Your objective
Track down each line that has the word "diagram" and copy it.

Supplied data
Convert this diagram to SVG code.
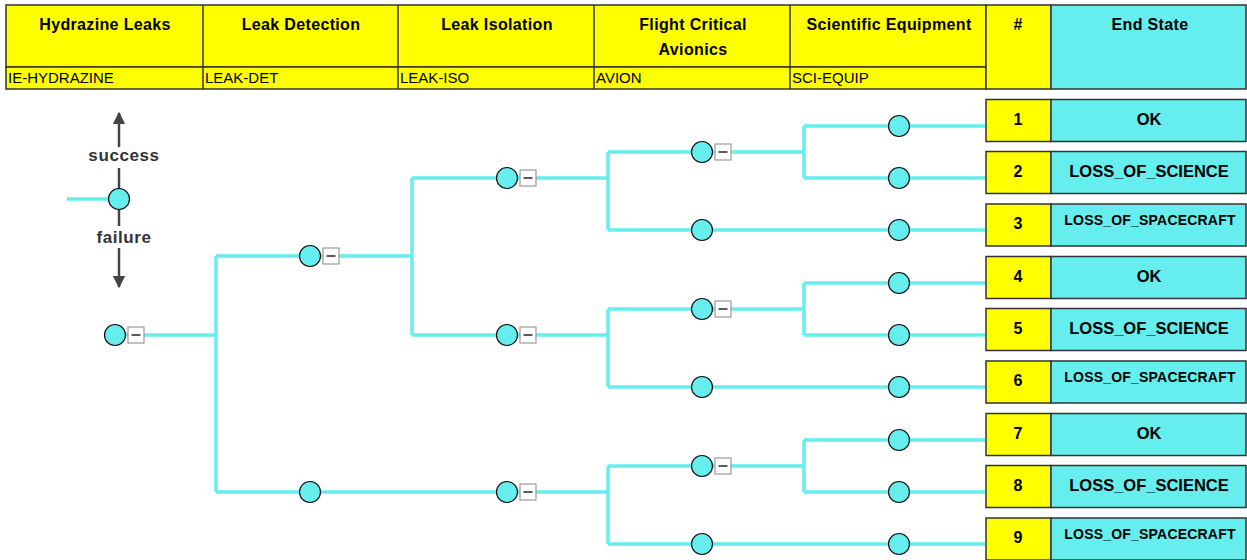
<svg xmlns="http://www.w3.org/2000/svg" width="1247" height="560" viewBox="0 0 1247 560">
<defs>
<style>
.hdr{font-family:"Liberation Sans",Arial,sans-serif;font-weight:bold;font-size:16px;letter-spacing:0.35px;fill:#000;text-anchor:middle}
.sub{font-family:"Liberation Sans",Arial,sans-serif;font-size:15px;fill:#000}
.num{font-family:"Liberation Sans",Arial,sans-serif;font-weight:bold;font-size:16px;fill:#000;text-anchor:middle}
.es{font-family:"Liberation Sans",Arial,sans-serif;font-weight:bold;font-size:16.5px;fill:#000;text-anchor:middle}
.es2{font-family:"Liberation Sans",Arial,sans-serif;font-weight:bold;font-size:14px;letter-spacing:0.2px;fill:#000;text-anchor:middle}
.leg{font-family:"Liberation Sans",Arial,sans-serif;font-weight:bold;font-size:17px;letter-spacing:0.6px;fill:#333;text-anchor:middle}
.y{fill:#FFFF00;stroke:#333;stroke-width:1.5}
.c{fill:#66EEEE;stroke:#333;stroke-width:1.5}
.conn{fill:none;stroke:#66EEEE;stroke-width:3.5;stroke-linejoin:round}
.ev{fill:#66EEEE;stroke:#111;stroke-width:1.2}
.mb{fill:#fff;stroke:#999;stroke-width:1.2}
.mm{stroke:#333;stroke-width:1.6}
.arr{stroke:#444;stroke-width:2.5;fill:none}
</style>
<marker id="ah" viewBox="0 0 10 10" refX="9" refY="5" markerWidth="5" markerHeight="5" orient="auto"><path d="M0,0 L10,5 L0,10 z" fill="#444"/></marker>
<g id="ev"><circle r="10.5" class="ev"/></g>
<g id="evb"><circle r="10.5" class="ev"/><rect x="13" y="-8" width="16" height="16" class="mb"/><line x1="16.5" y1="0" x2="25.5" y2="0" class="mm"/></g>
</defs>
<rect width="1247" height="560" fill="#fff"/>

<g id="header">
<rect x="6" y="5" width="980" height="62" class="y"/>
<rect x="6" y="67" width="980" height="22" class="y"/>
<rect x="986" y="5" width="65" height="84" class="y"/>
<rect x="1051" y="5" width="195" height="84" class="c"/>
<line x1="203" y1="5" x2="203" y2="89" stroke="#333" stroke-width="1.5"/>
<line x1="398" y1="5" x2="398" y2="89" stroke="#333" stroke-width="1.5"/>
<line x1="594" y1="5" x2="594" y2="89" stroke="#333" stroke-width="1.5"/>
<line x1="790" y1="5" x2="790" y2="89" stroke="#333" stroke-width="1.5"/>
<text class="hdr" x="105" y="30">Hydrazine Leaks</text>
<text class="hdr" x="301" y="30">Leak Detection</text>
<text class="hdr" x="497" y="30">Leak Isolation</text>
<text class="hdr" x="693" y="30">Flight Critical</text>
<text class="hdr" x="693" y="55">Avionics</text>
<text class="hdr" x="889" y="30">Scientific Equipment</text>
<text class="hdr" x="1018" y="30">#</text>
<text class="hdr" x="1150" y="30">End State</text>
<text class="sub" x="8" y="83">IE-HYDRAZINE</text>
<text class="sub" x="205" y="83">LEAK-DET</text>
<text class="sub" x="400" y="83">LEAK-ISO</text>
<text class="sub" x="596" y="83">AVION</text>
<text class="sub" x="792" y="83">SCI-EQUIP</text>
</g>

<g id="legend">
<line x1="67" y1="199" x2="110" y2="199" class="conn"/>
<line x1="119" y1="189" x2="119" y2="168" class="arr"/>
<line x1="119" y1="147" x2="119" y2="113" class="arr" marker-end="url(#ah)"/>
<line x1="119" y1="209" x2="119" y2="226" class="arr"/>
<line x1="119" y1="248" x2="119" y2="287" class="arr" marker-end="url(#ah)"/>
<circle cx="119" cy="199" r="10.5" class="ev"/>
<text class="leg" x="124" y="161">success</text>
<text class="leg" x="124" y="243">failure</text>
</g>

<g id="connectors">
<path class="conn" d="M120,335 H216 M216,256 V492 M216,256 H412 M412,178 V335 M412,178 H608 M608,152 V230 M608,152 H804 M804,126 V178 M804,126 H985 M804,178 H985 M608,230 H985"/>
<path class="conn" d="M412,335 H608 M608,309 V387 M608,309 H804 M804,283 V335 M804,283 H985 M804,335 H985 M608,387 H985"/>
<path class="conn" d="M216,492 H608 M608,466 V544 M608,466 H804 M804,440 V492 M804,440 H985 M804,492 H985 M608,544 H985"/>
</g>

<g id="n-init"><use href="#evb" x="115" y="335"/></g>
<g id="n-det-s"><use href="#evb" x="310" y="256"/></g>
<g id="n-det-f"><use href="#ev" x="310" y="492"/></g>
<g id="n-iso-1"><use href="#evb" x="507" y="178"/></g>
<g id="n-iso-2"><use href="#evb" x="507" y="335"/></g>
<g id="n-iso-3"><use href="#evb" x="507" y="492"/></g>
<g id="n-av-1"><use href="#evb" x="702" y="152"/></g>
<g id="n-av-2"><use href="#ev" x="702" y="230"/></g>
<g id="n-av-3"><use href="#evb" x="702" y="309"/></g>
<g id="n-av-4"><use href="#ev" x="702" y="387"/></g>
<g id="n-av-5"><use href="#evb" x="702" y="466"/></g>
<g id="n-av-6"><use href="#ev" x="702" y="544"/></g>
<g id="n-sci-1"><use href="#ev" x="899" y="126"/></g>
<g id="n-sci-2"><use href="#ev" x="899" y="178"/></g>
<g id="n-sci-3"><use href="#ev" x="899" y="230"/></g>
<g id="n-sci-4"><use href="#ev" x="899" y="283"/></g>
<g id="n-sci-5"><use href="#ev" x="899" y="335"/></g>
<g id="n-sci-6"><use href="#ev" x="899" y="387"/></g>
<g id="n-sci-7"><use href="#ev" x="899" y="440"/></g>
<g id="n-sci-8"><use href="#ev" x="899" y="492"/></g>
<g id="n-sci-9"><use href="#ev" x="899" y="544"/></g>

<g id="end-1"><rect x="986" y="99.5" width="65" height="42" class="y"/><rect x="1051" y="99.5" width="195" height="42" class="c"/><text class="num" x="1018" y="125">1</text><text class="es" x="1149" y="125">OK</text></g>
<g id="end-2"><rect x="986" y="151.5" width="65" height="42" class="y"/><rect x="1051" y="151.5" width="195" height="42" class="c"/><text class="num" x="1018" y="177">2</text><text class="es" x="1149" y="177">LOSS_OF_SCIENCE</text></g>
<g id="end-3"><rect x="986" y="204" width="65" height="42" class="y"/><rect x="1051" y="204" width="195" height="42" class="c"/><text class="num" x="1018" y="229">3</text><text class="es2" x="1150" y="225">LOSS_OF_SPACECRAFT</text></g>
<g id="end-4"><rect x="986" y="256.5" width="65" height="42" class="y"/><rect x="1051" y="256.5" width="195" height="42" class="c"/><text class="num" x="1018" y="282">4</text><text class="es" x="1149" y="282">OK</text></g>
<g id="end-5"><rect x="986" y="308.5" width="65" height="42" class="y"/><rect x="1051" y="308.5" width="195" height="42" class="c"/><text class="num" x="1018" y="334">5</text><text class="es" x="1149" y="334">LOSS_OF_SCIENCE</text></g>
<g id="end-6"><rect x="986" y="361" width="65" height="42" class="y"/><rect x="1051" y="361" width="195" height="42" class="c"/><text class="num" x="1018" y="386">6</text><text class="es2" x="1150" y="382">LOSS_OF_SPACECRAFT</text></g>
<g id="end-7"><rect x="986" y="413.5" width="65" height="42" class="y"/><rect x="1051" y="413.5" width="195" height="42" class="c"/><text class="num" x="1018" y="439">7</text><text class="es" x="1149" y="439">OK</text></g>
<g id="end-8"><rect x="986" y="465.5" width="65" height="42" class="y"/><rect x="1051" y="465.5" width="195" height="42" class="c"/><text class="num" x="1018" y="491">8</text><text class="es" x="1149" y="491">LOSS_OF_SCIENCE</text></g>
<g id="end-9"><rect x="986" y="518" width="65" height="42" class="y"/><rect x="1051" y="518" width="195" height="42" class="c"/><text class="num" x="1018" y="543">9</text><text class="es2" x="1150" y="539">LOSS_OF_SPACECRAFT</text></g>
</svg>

* * *

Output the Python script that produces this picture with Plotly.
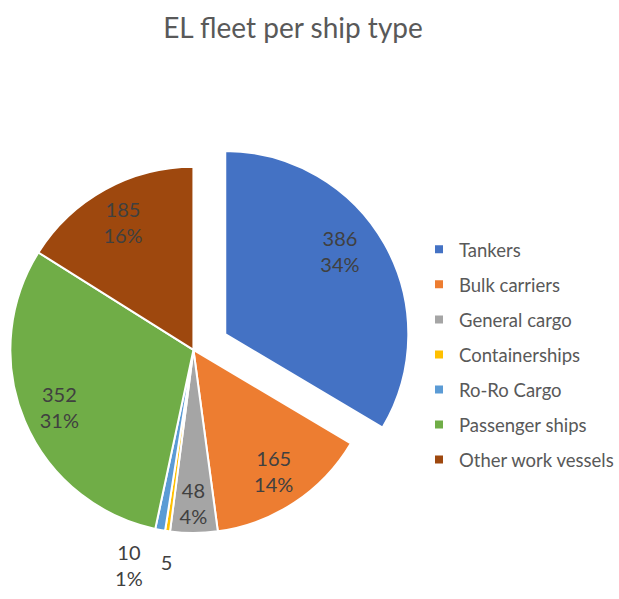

...

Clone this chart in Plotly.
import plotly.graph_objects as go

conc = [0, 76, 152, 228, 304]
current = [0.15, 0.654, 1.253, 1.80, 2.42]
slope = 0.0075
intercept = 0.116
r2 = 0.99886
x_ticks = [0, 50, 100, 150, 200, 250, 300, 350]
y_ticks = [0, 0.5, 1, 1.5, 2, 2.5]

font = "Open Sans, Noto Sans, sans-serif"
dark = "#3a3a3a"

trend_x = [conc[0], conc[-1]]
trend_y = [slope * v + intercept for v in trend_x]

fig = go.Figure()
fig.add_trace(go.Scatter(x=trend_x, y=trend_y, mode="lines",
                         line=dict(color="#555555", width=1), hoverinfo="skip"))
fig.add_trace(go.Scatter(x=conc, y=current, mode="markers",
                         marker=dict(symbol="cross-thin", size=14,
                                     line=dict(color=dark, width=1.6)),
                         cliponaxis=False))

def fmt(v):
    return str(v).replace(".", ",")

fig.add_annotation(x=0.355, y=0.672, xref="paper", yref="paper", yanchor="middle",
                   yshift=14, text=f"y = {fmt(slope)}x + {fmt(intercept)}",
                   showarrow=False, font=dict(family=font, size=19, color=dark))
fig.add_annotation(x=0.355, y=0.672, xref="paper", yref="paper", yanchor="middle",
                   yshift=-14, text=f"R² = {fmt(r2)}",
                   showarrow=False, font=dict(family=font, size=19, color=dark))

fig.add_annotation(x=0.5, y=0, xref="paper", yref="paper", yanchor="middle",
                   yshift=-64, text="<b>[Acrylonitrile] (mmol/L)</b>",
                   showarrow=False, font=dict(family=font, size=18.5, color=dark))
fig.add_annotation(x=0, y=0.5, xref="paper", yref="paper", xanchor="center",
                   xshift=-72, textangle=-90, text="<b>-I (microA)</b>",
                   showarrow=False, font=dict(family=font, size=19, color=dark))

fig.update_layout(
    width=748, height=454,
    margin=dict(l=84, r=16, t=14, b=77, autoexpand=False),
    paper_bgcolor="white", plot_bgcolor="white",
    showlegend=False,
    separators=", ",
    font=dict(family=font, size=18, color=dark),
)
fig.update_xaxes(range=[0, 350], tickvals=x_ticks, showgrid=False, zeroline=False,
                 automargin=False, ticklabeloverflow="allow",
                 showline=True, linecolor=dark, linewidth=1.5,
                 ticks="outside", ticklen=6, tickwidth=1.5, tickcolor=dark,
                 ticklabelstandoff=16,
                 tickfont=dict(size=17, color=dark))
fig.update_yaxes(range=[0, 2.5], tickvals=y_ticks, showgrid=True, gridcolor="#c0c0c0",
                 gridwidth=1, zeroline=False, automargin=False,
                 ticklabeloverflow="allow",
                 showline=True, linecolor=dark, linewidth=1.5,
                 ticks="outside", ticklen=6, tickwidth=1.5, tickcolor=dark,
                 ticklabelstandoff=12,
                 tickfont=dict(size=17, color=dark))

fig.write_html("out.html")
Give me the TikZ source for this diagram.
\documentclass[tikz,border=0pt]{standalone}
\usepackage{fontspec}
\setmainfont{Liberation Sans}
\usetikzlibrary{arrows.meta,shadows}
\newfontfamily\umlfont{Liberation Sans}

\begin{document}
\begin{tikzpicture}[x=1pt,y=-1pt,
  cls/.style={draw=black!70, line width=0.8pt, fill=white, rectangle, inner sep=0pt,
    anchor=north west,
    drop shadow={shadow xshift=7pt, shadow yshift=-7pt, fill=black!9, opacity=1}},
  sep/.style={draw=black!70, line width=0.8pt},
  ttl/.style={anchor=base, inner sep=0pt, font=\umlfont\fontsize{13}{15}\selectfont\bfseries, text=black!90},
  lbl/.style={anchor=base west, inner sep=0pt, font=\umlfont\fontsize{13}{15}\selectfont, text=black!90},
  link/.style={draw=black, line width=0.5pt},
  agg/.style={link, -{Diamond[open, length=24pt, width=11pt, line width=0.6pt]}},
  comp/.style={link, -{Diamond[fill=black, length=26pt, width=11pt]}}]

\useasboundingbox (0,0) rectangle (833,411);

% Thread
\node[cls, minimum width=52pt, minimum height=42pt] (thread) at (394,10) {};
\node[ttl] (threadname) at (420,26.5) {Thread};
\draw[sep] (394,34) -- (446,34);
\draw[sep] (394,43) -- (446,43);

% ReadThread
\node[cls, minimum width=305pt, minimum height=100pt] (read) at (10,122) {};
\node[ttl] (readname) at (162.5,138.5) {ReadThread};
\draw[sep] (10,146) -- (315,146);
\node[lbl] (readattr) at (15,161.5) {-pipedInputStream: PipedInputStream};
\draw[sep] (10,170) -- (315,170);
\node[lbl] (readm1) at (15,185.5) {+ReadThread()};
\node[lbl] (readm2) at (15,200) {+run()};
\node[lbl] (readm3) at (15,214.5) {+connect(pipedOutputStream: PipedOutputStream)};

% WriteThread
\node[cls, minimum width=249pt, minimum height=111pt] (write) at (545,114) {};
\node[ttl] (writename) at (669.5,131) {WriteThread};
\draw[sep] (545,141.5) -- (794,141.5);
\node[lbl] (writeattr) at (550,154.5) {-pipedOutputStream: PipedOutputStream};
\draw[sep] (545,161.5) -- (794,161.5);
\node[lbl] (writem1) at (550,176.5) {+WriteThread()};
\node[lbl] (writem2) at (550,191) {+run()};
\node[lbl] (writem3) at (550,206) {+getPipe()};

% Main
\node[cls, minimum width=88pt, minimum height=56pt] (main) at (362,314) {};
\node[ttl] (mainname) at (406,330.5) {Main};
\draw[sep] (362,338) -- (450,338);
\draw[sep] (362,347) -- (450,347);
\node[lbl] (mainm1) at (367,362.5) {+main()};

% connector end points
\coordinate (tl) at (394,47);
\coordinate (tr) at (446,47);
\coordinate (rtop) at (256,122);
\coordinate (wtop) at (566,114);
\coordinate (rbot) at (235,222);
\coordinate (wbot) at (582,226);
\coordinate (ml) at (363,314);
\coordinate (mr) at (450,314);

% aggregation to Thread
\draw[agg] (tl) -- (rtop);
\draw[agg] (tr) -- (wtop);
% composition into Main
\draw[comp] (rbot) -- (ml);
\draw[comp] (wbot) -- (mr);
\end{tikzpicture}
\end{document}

Result
Convert this diagram to SVG code.
Give me the TikZ source for this diagram.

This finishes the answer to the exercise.